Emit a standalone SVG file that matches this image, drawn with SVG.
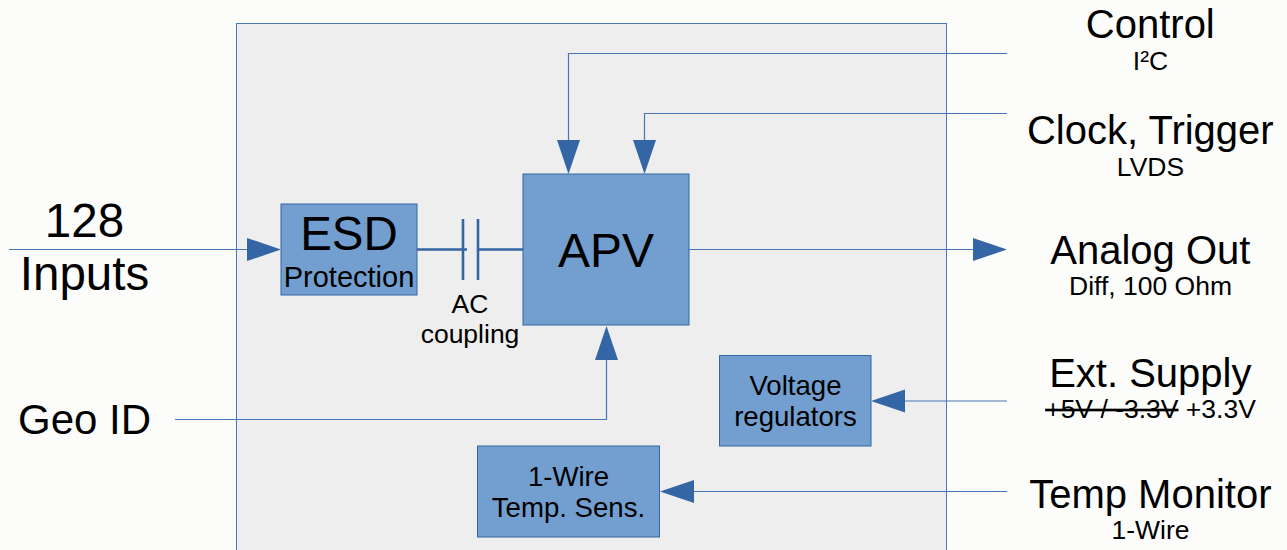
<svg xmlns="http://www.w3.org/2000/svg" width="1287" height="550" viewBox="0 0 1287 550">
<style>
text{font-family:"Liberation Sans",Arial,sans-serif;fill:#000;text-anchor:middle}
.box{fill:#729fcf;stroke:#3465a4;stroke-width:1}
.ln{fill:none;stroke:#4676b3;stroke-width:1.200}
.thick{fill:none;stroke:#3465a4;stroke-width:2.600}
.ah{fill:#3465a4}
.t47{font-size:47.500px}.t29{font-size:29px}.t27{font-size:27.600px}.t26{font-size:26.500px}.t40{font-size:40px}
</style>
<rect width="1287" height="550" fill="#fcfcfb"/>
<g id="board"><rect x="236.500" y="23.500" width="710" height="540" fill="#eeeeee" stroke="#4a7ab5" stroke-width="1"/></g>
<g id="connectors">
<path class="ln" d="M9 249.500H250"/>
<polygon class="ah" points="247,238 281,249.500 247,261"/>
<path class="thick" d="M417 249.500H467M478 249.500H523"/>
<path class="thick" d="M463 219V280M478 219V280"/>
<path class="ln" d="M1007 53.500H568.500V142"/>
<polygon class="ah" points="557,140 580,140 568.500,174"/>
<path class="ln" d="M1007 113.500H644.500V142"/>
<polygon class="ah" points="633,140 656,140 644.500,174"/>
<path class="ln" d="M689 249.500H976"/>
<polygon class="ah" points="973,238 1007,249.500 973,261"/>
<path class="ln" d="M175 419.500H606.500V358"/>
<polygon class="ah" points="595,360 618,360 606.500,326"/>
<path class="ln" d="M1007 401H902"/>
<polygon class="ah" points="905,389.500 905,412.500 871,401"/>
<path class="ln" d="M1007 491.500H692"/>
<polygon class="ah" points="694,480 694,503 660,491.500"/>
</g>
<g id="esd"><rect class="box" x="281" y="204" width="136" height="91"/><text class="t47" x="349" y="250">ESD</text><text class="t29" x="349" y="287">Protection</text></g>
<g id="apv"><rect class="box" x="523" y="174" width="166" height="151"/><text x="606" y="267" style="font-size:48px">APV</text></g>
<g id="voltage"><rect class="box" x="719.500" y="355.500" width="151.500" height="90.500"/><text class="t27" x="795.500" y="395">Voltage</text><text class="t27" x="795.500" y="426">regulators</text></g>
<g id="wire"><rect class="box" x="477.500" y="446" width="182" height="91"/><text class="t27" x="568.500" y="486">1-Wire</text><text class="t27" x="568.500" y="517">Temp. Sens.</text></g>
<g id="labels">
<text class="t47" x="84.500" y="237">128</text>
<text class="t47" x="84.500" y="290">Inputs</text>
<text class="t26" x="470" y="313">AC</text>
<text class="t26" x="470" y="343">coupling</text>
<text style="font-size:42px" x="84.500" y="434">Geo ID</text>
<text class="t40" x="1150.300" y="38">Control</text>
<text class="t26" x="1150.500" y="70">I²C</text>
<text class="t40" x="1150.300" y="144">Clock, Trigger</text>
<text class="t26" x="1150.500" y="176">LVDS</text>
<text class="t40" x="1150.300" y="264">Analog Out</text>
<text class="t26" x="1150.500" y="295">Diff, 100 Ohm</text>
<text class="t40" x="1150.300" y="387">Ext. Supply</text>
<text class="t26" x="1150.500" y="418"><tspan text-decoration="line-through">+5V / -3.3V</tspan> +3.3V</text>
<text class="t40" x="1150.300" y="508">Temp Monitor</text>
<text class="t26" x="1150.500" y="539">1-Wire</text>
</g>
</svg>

**What you have to do**
Repeat the material verbatim. Do not carry over any picture.

**Complete answer**
Emit a standalone SVG file that matches this image, drawn with SVG.
<svg xmlns="http://www.w3.org/2000/svg" width="1287" height="550" viewBox="0 0 1287 550">
<style>
text{font-family:"Liberation Sans",Arial,sans-serif;fill:#000;text-anchor:middle}
.box{fill:#729fcf;stroke:#3465a4;stroke-width:1}
.ln{fill:none;stroke:#4676b3;stroke-width:1.200}
.thick{fill:none;stroke:#3465a4;stroke-width:2.600}
.ah{fill:#3465a4}
.t47{font-size:47.500px}.t29{font-size:29px}.t27{font-size:27.600px}.t26{font-size:26.500px}.t40{font-size:40px}
</style>
<rect width="1287" height="550" fill="#fcfcfb"/>
<g id="board"><rect x="236.500" y="23.500" width="710" height="540" fill="#eeeeee" stroke="#4a7ab5" stroke-width="1"/></g>
<g id="connectors">
<path class="ln" d="M9 249.500H250"/>
<polygon class="ah" points="247,238 281,249.500 247,261"/>
<path class="thick" d="M417 249.500H467M478 249.500H523"/>
<path class="thick" d="M463 219V280M478 219V280"/>
<path class="ln" d="M1007 53.500H568.500V142"/>
<polygon class="ah" points="557,140 580,140 568.500,174"/>
<path class="ln" d="M1007 113.500H644.500V142"/>
<polygon class="ah" points="633,140 656,140 644.500,174"/>
<path class="ln" d="M689 249.500H976"/>
<polygon class="ah" points="973,238 1007,249.500 973,261"/>
<path class="ln" d="M175 419.500H606.500V358"/>
<polygon class="ah" points="595,360 618,360 606.500,326"/>
<path class="ln" d="M1007 401H902"/>
<polygon class="ah" points="905,389.500 905,412.500 871,401"/>
<path class="ln" d="M1007 491.500H692"/>
<polygon class="ah" points="694,480 694,503 660,491.500"/>
</g>
<g id="esd"><rect class="box" x="281" y="204" width="136" height="91"/><text class="t47" x="349" y="250">ESD</text><text class="t29" x="349" y="287">Protection</text></g>
<g id="apv"><rect class="box" x="523" y="174" width="166" height="151"/><text x="606" y="267" style="font-size:48px">APV</text></g>
<g id="voltage"><rect class="box" x="719.500" y="355.500" width="151.500" height="90.500"/><text class="t27" x="795.500" y="395">Voltage</text><text class="t27" x="795.500" y="426">regulators</text></g>
<g id="wire"><rect class="box" x="477.500" y="446" width="182" height="91"/><text class="t27" x="568.500" y="486">1-Wire</text><text class="t27" x="568.500" y="517">Temp. Sens.</text></g>
<g id="labels">
<text class="t47" x="84.500" y="237">128</text>
<text class="t47" x="84.500" y="290">Inputs</text>
<text class="t26" x="470" y="313">AC</text>
<text class="t26" x="470" y="343">coupling</text>
<text style="font-size:42px" x="84.500" y="434">Geo ID</text>
<text class="t40" x="1150.300" y="38">Control</text>
<text class="t26" x="1150.500" y="70">I²C</text>
<text class="t40" x="1150.300" y="144">Clock, Trigger</text>
<text class="t26" x="1150.500" y="176">LVDS</text>
<text class="t40" x="1150.300" y="264">Analog Out</text>
<text class="t26" x="1150.500" y="295">Diff, 100 Ohm</text>
<text class="t40" x="1150.300" y="387">Ext. Supply</text>
<text class="t26" x="1150.500" y="418"><tspan text-decoration="line-through">+5V / -3.3V</tspan> +3.3V</text>
<text class="t40" x="1150.300" y="508">Temp Monitor</text>
<text class="t26" x="1150.500" y="539">1-Wire</text>
</g>
</svg>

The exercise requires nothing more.